9.  If we could harness the hot air coming from the mouths of politicians and turn it into an energy source, we would never need fossil fuels again.

10.  I bet humans taste better than they look.  Except Salma Hayek.

11.  for the first time i was “hit” more by search engines than referrers.  I wonder if that means I’m now hated everywhere.

12.  My uncle glen died today.  Being in your forties seems to make this occur a lot more.  That makes 7 in two years.

13. I’ve decided to start wearing a kilt.  I look great in knee socks, and it will facilitate my efforts to revitalize the lost art of mooning.

14.  Vote Grape!!!!  I’ve decided the official wine for my campaign will be anything with a screw on lid… no cheap funky tasting corks for my supporters.

15.  I once rode a rodeo bull.  Well, sort of. It was open the gate fall off as i recall.  Drinking does not help one make good choices, btw

16.  It also does not make you charming.  It does make you more tolerable to other drunks though.

17.  A good diet, regular sleep schedule, and a low stress existence increases your chances of being able to wear a diaper, and be abused in a nursing home for several years instead of only a couple.

18. To give away to good home.  one rabbit.  He is vicious, perverted, and cranky as hell.  Tranquilizer gun and 12 darts included.  Call anytime after 6.

19.  Pauliacs make me laugh a lot, but some of his followers are kind of bright.  Which leaves you wondering what the hell is Tsoldrin smoking, anyways?

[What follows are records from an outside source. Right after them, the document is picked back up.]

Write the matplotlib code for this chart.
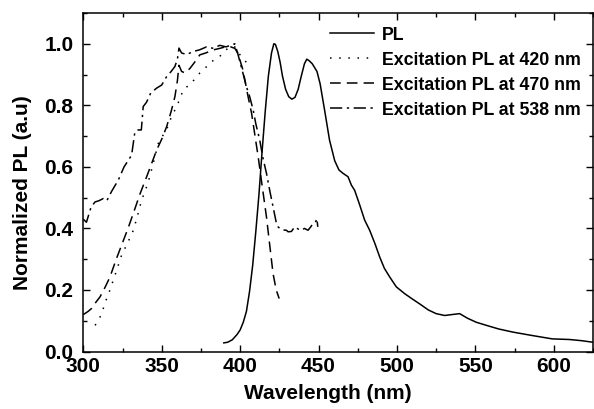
import matplotlib
matplotlib.use("Agg")
import matplotlib.pyplot as plt
from matplotlib.ticker import MultipleLocator

plt.rcParams['font.family'] = ['Liberation Sans', 'DejaVu Sans']
plt.rcParams['font.weight'] = 'bold'

# PL emission spectrum
pl_wl = [389.6, 392, 395, 398, 400, 402, 404, 406, 408, 410, 412, 414, 416, 418,
         420, 421.5, 422.5, 424, 425.5, 427, 429, 431, 433, 435, 437, 439, 441, 442.5, 444, 446,
         449, 451, 454, 457, 460.3, 463, 465.6, 468.8, 471, 473, 476, 479.4, 482.6,
         486, 489, 492, 495.4, 499.6, 504.9, 510, 514.4, 520, 525, 530.4, 535, 540,
         545, 550.6, 557, 565, 574, 585, 599, 610, 618, 625]
pl_val = [0.028, 0.03, 0.038, 0.055, 0.07, 0.095, 0.13, 0.195, 0.28, 0.39, 0.51, 0.65, 0.78, 0.895,
          0.97, 1.0, 0.998, 0.975, 0.94, 0.895, 0.852, 0.828, 0.82, 0.826, 0.852, 0.895, 0.935, 0.95, 0.945, 0.935,
          0.91, 0.87, 0.78, 0.687, 0.62, 0.59, 0.579, 0.568, 0.54, 0.524, 0.48, 0.427, 0.394,
          0.35, 0.307, 0.27, 0.242, 0.21, 0.188, 0.17, 0.155, 0.135, 0.123, 0.117, 0.12, 0.123,
          0.108, 0.095, 0.085, 0.073, 0.063, 0.053, 0.041, 0.039, 0.035, 0.03]

# Excitation PL at 420 nm (dotted)
ex420_wl = [307.5, 309.5, 311.7, 314, 317, 321, 324.4, 328, 331.9, 334.5, 337.2, 340,
            342.5, 345, 347.8, 350.5, 353, 356, 359.5, 361.5, 363.7, 366, 368, 371, 374.3,
            377.5, 380.7, 384, 387, 390, 393.4, 396.6, 399.8, 402, 404, 405.7]
ex420_val = [0.085, 0.1, 0.123, 0.16, 0.2, 0.26, 0.313, 0.35, 0.394, 0.44, 0.492, 0.53,
             0.57, 0.62, 0.676, 0.7, 0.72, 0.76, 0.796, 0.82, 0.85, 0.86, 0.866, 0.885, 0.905,
             0.92, 0.937, 0.95, 0.959, 0.975, 0.991, 0.99, 0.965, 0.95, 0.94, 0.937]

# Excitation PL at 470 nm (dashed)
ex470_wl = [300, 303, 305.3, 308, 310.6, 314, 317, 321, 325.5, 328.5, 331.9, 336, 340.4,
            343.5, 346.8, 350, 353.1, 356, 358.4, 360, 361, 362.7, 365, 368, 371, 374.3,
            378, 382.8, 387, 391.3, 394, 396.6, 398.5, 399.8, 401.5, 403, 405, 407.3,
            409.5, 411.5, 414, 416.8, 419, 421, 423, 424.9]
ex470_val = [0.12, 0.13, 0.14, 0.16, 0.177, 0.21, 0.242, 0.3, 0.36, 0.4, 0.449, 0.51, 0.568,
             0.61, 0.655, 0.69, 0.73, 0.78, 0.828, 0.88, 0.93, 0.91, 0.905, 0.92, 0.94, 0.964,
             0.97, 0.98, 0.985, 0.991, 0.99, 0.985, 0.97, 0.948, 0.92, 0.883, 0.83, 0.774,
             0.7, 0.633, 0.54, 0.437, 0.34, 0.253, 0.2, 0.172]

# Excitation PL at 538 nm (dash-dot)
ex538_wl = [300, 302, 305, 307.5, 310, 312.7, 315, 318, 322.3, 326, 330.8, 332.9, 335, 337,
            338.2, 340.3, 343, 346.8, 350, 353.1, 356, 358.4, 360, 361, 362.7, 366, 370,
            374, 378.6, 383, 387, 391, 394, 396.6, 398.7, 401, 404, 406, 408.3, 410, 412.5,
            414.5, 416.8, 419, 421, 423, 424.2, 425.3, 427, 429.5, 430.6, 432.7, 434.8, 437,
            439.1, 441, 443.3, 445, 446.5, 448, 449, 449.5]
ex538_val = [0.43, 0.42, 0.47, 0.486, 0.49, 0.497, 0.49, 0.52, 0.557, 0.6, 0.638, 0.714, 0.72,
             0.72, 0.796, 0.81, 0.84, 0.856, 0.866, 0.893, 0.91, 0.926, 0.95, 0.986, 0.97, 0.965,
             0.975, 0.98, 0.99, 0.985, 0.995, 0.99, 0.995, 1.0, 0.964, 0.92, 0.861, 0.83, 0.785,
             0.74, 0.687, 0.63, 0.579, 0.52, 0.47, 0.42, 0.405, 0.40, 0.395, 0.394, 0.389, 0.39,
             0.405, 0.398, 0.394, 0.4, 0.394, 0.405, 0.416, 0.42, 0.432, 0.405]

labels = ["PL", "Excitation PL at 420 nm", "Excitation PL at 470 nm", "Excitation PL at 538 nm"]

fig = plt.figure(figsize=(5.94, 4.09), dpi=100)
ax = fig.add_axes([83.3 / 594, 1 - 351.5 / 409, (593 - 83.3) / 594, (351.5 - 13) / 409])

lw = 1.1
ax.plot(pl_wl, pl_val, color='black', lw=lw, ls='-', label=labels[0])
ax.plot(ex420_wl, ex420_val, color='black', lw=lw, ls=(0, (1, 5)), label=labels[1])
ax.plot(ex470_wl, ex470_val, color='black', lw=lw, ls=(0, (7, 4)), label=labels[2])
ax.plot(ex538_wl, ex538_val, color='black', lw=lw, ls=(0, (8, 3, 1.5, 3)), label=labels[3])

ax.set_xlim(300, 625)
ax.set_ylim(0, 1.1)
ax.xaxis.set_major_locator(MultipleLocator(50))
ax.xaxis.set_minor_locator(MultipleLocator(25))
ax.yaxis.set_major_locator(MultipleLocator(0.2))
ax.yaxis.set_minor_locator(MultipleLocator(0.1))
ax.yaxis.set_major_formatter(plt.FormatStrFormatter('%.1f'))

ax.tick_params(which='both', direction='in', top=True, right=True, width=1.0)
ax.tick_params(which='major', length=5, labelsize=15, pad=4)
ax.tick_params(axis='y', which='major', pad=7)
ax.tick_params(which='minor', length=3)
for lab in ax.get_xticklabels() + ax.get_yticklabels():
    lab.set_fontweight('bold')
for s in ax.spines.values():
    s.set_linewidth(1.1)

ax.set_xlabel("Wavelength (nm)", fontsize=15, fontweight='bold')
ax.set_ylabel("Normalized PL (a.u)", fontsize=15, fontweight='bold')
ax.xaxis.set_label_coords(0.48, -0.095)
ax.yaxis.set_label_coords(-0.10, 0.47)

leg = ax.legend(loc='upper left', bbox_to_anchor=(0.484, 0.96), frameon=False,
                borderpad=0, borderaxespad=0, handlelength=2.5, handletextpad=0.4,
                labelspacing=0.45, prop={'size': 12.8, 'weight': 'bold'})

fig.savefig("out.png", dpi=100)
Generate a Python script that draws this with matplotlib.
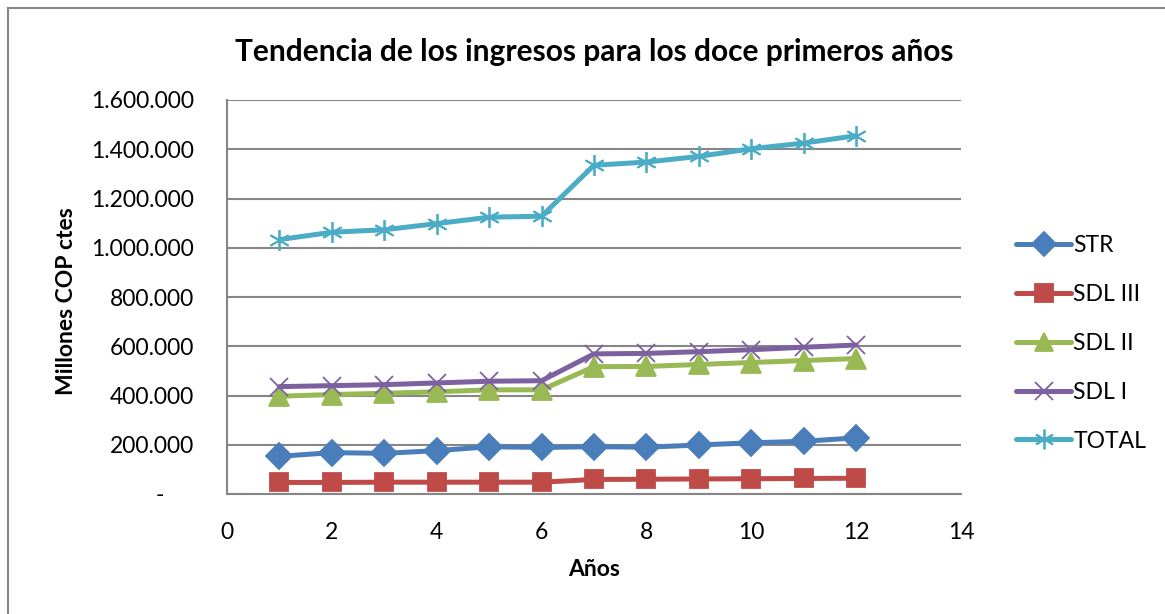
import matplotlib
matplotlib.use("Agg")
import matplotlib.pyplot as plt
from matplotlib.patches import Rectangle
from matplotlib.ticker import FuncFormatter

plt.rcParams["font.family"] = ["Lato", "DejaVu Sans"]

# datos (millones COP constantes)
anios = [1, 2, 3, 4, 5, 6, 7, 8, 9, 10, 11, 12]
str_ = [153000, 168000, 165000, 176000, 192000, 189000, 192000, 190000, 199000, 208000, 214000, 228000]
sdl_iii = [47000, 47000, 48000, 48000, 48000, 48000, 59000, 60000, 61000, 62000, 63000, 64000]
sdl_ii = [397000, 404000, 409000, 415000, 423000, 423000, 517000, 518000, 526000, 534000, 542000, 550000]
sdl_i = [436000, 440000, 444000, 451000, 458000, 460000, 569000, 571000, 578000, 586000, 596000, 605000]
total = [1033000, 1063000, 1073000, 1098000, 1124000, 1128000, 1335000, 1348000, 1371000, 1402000, 1425000, 1455000]

series = [
    ("STR", str_, "#4A7EBB", "D", 13),
    ("SDL III", sdl_iii, "#BE4B48", "s", 13),
    ("SDL II", sdl_ii, "#98B954", "^", 14),
    ("SDL I", sdl_i, "#7D60A0", "x", 13),
    ("TOTAL", total, "#4BACC6", (6, 2, 0), 15),
]

fig = plt.figure(figsize=(11.65, 6.14), dpi=100)
ax = fig.add_axes([227 / 1165, 1 - 494 / 614, (961 - 227) / 1165, (494 - 100) / 614])

# marco del area del grafico
fig.patches.append(Rectangle((8 / 1165, -0.1), 1.2, 1 - 8 / 614 + 0.1,
                             transform=fig.transFigure, fill=False,
                             edgecolor="#868686", linewidth=1.5))

for nombre, valores, color, marca, tam in series:
    ax.plot(anios, valores, color=color, linewidth=3.6, marker=marca,
            markersize=tam, markeredgewidth=1.3, markeredgecolor=color,
            markerfacecolor=color, label=nombre, solid_capstyle="round",
            zorder=3)

ax.set_xlim(0, 14)
ax.set_ylim(0, 1600000)
ax.set_xticks(range(0, 15, 2))
ax.set_yticks(range(0, 1600001, 200000))
ax.yaxis.set_major_formatter(FuncFormatter(
    lambda v, p: "-     " if v == 0 else f"{v:,.0f}".replace(",", ".")))
ax.tick_params(length=0, labelsize=16.5)
ax.tick_params(axis="y", pad=24)
ax.tick_params(axis="x", pad=20)
ax.grid(axis="y", color="#868686", linewidth=1.5)
ax.set_axisbelow(True)
for lado in ["top", "right"]:
    ax.spines[lado].set_visible(False)
for lado in ["left", "bottom"]:
    ax.spines[lado].set_color("#868686")
    ax.spines[lado].set_linewidth(1.5)

ax.set_title("Tendencia de los ingresos para los doce primeros años",
             fontsize=21.5, fontweight="bold", pad=28)
ax.set_xlabel("Años", fontsize=16.5, fontweight="bold", labelpad=12)
ax.set_ylabel("Millones COP ctes", fontsize=16.5, fontweight="bold")
ax.yaxis.set_label_coords(-0.205, 0.49)

ax.legend(loc="center left", bbox_to_anchor=(1.047, 0.383), frameon=False,
          fontsize=16.5, handlelength=2.4, handletextpad=0.1,
          labelspacing=1.22, markerscale=0.95)

fig.savefig("out.png", dpi=100)
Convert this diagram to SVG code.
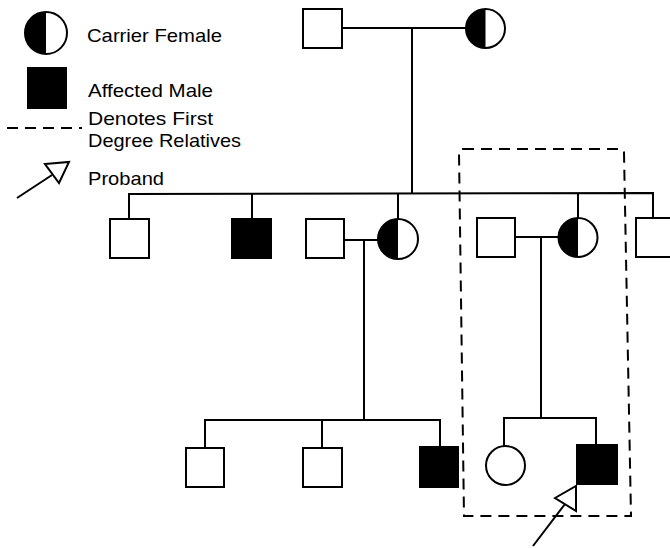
<svg xmlns="http://www.w3.org/2000/svg" width="670" height="548" viewBox="0 0 670 548">
<style>
.ln{fill:none;stroke:#000;stroke-width:2}
.m{fill:#fff;stroke:#000;stroke-width:2}
.a{fill:#000;stroke:#000;stroke-width:2}
.half{fill:#000}
.t{font-family:"Liberation Sans",Arial,sans-serif;font-size:19px;fill:#000}
.dash{fill:none;stroke:#000;stroke-width:2;stroke-dasharray:11,7}
</style>
<rect width="670" height="548" fill="#fff"/>
<g id="legend">
  <circle class="m" cx="46" cy="33" r="21"/>
  <path class="half" d="M46,12 A21,21 0 0 0 46,54 Z"/>
  <text class="t" x="87" y="42" textLength="135" lengthAdjust="spacingAndGlyphs">Carrier Female</text>
  <rect class="a" x="28" y="68" width="38" height="40"/>
  <text class="t" x="88" y="97" textLength="125" lengthAdjust="spacingAndGlyphs">Affected Male</text>
  <line class="dash" x1="7" y1="128" x2="82" y2="128"/>
  <text class="t" x="88" y="125" textLength="125" lengthAdjust="spacingAndGlyphs">Denotes First</text>
  <text class="t" x="88" y="147" textLength="153" lengthAdjust="spacingAndGlyphs">Degree Relatives</text>
  <line class="ln" x1="17" y1="198" x2="52" y2="175"/>
  <polygon class="ln" points="45,164 69,162 59,183"/>
  <text class="t" x="88" y="185" textLength="76" lengthAdjust="spacingAndGlyphs">Proband</text>
</g>
<g id="connectors">
  <line class="ln" x1="342" y1="28" x2="466" y2="28"/>
  <line class="ln" x1="412" y1="28" x2="412" y2="194"/>
  <polyline class="ln" points="129,219 129,194 653,193 653,218"/>
  <line class="ln" x1="252" y1="194" x2="252" y2="219"/>
  <line class="ln" x1="398" y1="194" x2="398" y2="219"/>
  <line class="ln" x1="578" y1="193" x2="578" y2="218"/>
  <line class="ln" x1="344" y1="240" x2="378" y2="240"/>
  <line class="ln" x1="364" y1="240" x2="364" y2="420"/>
  <polyline class="ln" points="205,448 205,420 440,420 440,446"/>
  <line class="ln" x1="322" y1="420" x2="322" y2="448"/>
  <line class="ln" x1="515" y1="237" x2="558" y2="237"/>
  <line class="ln" x1="541" y1="237" x2="541" y2="418"/>
  <polyline class="ln" points="504,446 504,418 596,418 596,444"/>
</g>
<g id="grandfather"><rect class="m" x="303" y="9" width="39" height="39"/></g>
<g id="grandmother"><circle class="m" cx="485.5" cy="28.5" r="19.5"/><path class="half" d="M485.5,9 A19.5,19.5 0 0 0 485.5,48 Z"/></g>
<g id="son1"><rect class="m" x="110" y="219" width="39" height="39"/></g>
<g id="son2"><rect class="a" x="232" y="219" width="39" height="39"/></g>
<g id="husband1"><rect class="m" x="306" y="219" width="38" height="39"/></g>
<g id="daughter1"><circle class="m" cx="398" cy="239" r="20"/><path class="half" d="M398,219 A20,20 0 0 0 398,259 Z"/></g>
<g id="husband2"><rect class="m" x="477" y="218" width="38" height="39"/></g>
<g id="daughter2"><circle class="m" cx="578" cy="237.5" r="19.5"/><path class="half" d="M578,218 A19.5,19.5 0 0 0 578,257 Z"/></g>
<g id="son3"><rect class="m" x="636" y="218" width="40" height="39"/></g>
<g id="gc1"><rect class="m" x="186" y="448" width="38" height="39"/></g>
<g id="gc2"><rect class="m" x="303" y="448" width="39" height="39"/></g>
<g id="gc3"><rect class="a" x="420" y="447" width="38" height="40"/></g>
<g id="gc4"><circle class="m" cx="505.5" cy="465.5" r="19.5"/></g>
<g id="proband"><rect class="a" x="577" y="445" width="40" height="39"/></g>
<g id="first-degree-box"><path class="dash" d="M463,149 L620,149 Q624,149 624,153 L631,516 L464,516 L459,153 Q459,149 463,149 Z"/></g>
<g id="proband-arrow">
  <line class="ln" x1="533" y1="546" x2="565" y2="504"/>
  <polygon class="m" points="555,498 576,486 576,511"/>
</g>
</svg>
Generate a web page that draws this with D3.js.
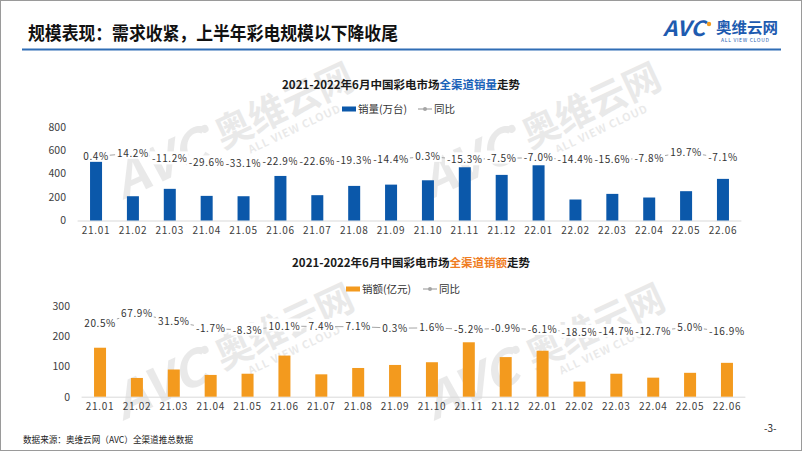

20.  Someday you will look back on the time you spent reading the criminy infestation, and wonder why the hell you didn’t spend more time clipping your nails.

21.  Have a good week.  Make a difference.  Eat something thats bad for you.  Avoid assholes (my readership will decline),and smile more than you did this week.Treat someone you like to an ice cream.  tell someone you don;t like the truth about how you feel about them and why.  Wait for the swelling to go down and then tell them again.  Persistence is always respected.

ps  I went to Susan the astrologer nutbags blog.  She pegged me on the love thing…missed by several miles on everything else.  Another hack.